Esteja em Trás-Os-Montes ou no Minho, nas Beiras ou no Alentejo, no Algarve ou nas ilhas – e nas ilhas dos Açores também -, quem vive no campo (ou à volta dele) é quem mais facilmente pode explicar a Rui Rio por que precisa de rever o princípio orientador que traz para uma política cultural. No campo – com mágoa o reconhece quem tem passado a vida a enaltecer os seus valores -, a cultura não é entendida como uma prática quotidiana, muito menos como uma necessidade: é entendida como um conjunto de eventos.
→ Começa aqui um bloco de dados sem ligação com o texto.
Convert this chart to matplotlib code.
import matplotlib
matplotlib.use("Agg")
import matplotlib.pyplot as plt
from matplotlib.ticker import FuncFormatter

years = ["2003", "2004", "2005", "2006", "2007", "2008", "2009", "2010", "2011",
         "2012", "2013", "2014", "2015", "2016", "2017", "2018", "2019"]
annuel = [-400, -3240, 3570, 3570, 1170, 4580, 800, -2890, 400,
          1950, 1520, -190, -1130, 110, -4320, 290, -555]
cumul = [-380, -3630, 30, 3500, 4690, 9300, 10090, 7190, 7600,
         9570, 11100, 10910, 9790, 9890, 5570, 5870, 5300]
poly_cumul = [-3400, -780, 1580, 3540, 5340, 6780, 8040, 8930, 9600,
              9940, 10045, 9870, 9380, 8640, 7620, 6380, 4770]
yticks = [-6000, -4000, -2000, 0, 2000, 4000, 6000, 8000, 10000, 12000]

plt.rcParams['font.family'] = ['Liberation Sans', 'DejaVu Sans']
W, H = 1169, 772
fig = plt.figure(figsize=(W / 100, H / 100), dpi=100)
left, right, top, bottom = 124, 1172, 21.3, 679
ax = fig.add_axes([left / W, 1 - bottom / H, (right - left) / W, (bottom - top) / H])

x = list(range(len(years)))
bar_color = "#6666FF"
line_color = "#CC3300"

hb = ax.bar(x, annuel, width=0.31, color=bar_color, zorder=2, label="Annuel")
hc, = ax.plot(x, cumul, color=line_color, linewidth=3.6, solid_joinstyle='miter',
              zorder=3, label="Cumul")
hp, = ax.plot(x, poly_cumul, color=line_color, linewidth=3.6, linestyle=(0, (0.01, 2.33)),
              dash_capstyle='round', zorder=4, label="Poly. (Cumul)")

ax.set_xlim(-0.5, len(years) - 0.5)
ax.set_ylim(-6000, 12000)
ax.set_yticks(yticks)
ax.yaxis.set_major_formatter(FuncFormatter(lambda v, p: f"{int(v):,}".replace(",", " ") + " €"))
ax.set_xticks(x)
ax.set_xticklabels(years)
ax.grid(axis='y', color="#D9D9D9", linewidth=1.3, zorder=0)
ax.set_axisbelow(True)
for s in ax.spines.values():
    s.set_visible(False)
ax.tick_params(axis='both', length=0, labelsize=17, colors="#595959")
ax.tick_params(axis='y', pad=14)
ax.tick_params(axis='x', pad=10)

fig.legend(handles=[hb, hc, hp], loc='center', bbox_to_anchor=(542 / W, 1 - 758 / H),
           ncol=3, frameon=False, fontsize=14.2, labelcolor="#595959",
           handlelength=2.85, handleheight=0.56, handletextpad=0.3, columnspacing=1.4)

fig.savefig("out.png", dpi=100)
No campo, a cultura não apenas é sobretudo animação como, ainda por cima, é sobretudo animação para a) as crianças ou b) os obcecados das tradições. No campo, a cultura existe em função do número de espectadores/ouvintes/leitores – muito mais do que por escassez de recursos – porque esses espectadores/ouvintes/leitores significam votos.
No campo, cultura que não reúne crianças, não serve de bandeira etnográfica e, em suma, não dá votos tem de ser auto-sustentável, coisa que a escassez de população não permite. No campo, a cultura vive de ditadura em ditadura. Não reinventa, não aspira a transformar o mundo. Entretém. Anima. Alimenta os tribalismos. Reúne votos – e mais nada. Ignora-se a sua vocação formativa porque a última coisa em que se pensa é em formar. Ignora-se a sua capacidade para propiciar a mobilidade social porque a mobilidade social é a última preocupação tanto (imagine-se) de quem se diz social-democrata como (pasme-se) de quem se diz liberal. E é essa a cultura que Rui Rio – que de facto não é social-democrata nem liberal, mas um tecnocrata despachado, pouco lido e um nadinha autoritário -, propõe para o país. Para o país todo.
Ora aí está uma tragédia que já chega orgulhosa da sua condição de tragédia.